*WHAT YOU WILL DO*. Determine the number of lines containing the word "matplotlib". Reply with it and nothing else.

----

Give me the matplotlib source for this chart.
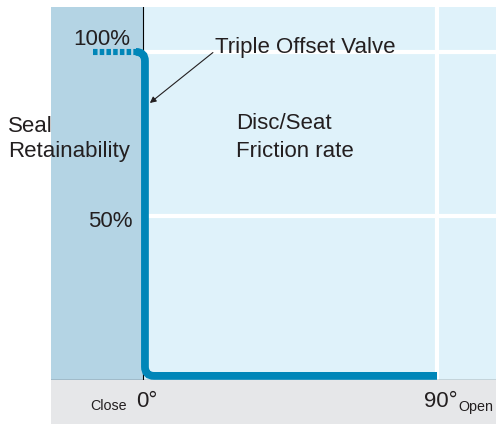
import numpy as np
import matplotlib
matplotlib.use("Agg")
import matplotlib.pyplot as plt
from matplotlib.path import Path
from matplotlib.patches import PathPatch, Rectangle

plt.rcParams["font.family"] = ["Liberation Sans", "DejaVu Sans"]

# curve: valve angle (deg) vs seal retainability (%)
angle = [0.6, 0.6, 90.0]
retain = [100.0, 1.1, 1.1]
# dotted lead-in before closing
lead_angle = [-15.3, -1.8]
lead_retain = [100.0, 100.0]

y_ticks = [50, 100]
y_tick_labels = ["50%", "100%"]
x_ticks = [0, 90]
x_tick_labels = ["0°", "90°"]

DARK = "#b4d4e4"
LIGHT = "#dff2fa"
GREY = "#e6e7e9"
BLUE = "#0086b8"
INK = "#231f20"

XMIN, XMAX = -28.16, 108.06
YMIN, YMAX = 0.0, 113.7

fig = plt.figure(figsize=(4.96, 4.24), dpi=100)
ax = fig.add_axes([51 / 496, 44.5 / 424, 445 / 496, 372.5 / 424])
ax.set_xlim(XMIN, XMAX)
ax.set_ylim(YMIN, YMAX)
ax.set_facecolor(LIGHT)
for s in ax.spines.values():
    s.set_visible(False)
ax.set_xticks([])
ax.set_yticks([])

# closed-side band and grey strip under the axis
ax.axvspan(XMIN, 0, color=DARK, lw=0, zorder=0)
ax.add_patch(Rectangle((XMIN, -13.6), XMAX - XMIN, 13.6, facecolor=GREY,
                       edgecolor="none", clip_on=False, zorder=0))

# white grid in the open region
for yv in y_ticks:
    ax.plot([0, XMAX], [yv, yv], color="white", lw=3, zorder=1, solid_capstyle="butt")
ax.plot([90, 90], [0, YMAX], color="white", lw=3, zorder=1, solid_capstyle="butt")

ax.axhline(0, color="#58595b", lw=1, zorder=2)
ax.axvline(0, color="black", lw=0.8, zorder=2)

# main curve with rounded corners
r = 2.8
x0, ytop = angle[0], retain[0]
ybot, xend = retain[1], angle[2]
verts = [(x0 - r, ytop), (x0, ytop), (x0, ytop - r),
         (x0, ybot + r), (x0, ybot), (x0 + r, ybot),
         (xend, ybot)]
codes = [Path.MOVETO, Path.CURVE3, Path.CURVE3,
         Path.LINETO, Path.CURVE3, Path.CURVE3,
         Path.LINETO]
ax.add_patch(PathPatch(Path(verts, codes), facecolor="none", edgecolor=BLUE,
                       lw=5.6, capstyle="butt", zorder=3))
ax.plot(lead_angle, lead_retain, color=BLUE, lw=4.4, zorder=3,
        linestyle=(0, (0.74, 0.36)), dash_capstyle="butt")

txt = dict(color=INK, fontsize=16, va="baseline", clip_on=False, zorder=5)
for yv, lab, xr, yb in zip(y_ticks, y_tick_labels, [-3.06, -4.0], [46.6, 102.1]):
    ax.text(xr, yb, lab, ha="right", **txt)
for xv, lab, xl in zip(x_ticks, x_tick_labels, [-2.1, 86.0]):
    ax.text(xl, -8.4, lab, ha="left", **txt)

small = dict(txt, fontsize=10.3)
ax.text(-4.9, -9.3, "Close", ha="right", **small)
ax.text(96.4, -9.6, "Open", ha="left", **small)

ax.text(-41.3, 75.6, "Seal", ha="left", **txt)
ax.text(-41.3, 67.9, "Retainability", ha="left", **txt)
ax.text(28.6, 76.5, "Disc/Seat", ha="left", **txt)
ax.text(28.6, 67.9, "Friction rate", ha="left", **txt)

ax.text(22.0, 99.7, "Triple Offset Valve", ha="left", **txt)
ax.annotate("", xy=(2.1, 84.4), xytext=(21.4, 99.8),
            arrowprops=dict(arrowstyle="-|>", color=INK, lw=0.8,
                            mutation_scale=9, shrinkA=0, shrinkB=0),
            zorder=5)

fig.savefig("out.png", dpi=100)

----

*SOLUTION FOR THIS PROBLEM*. 6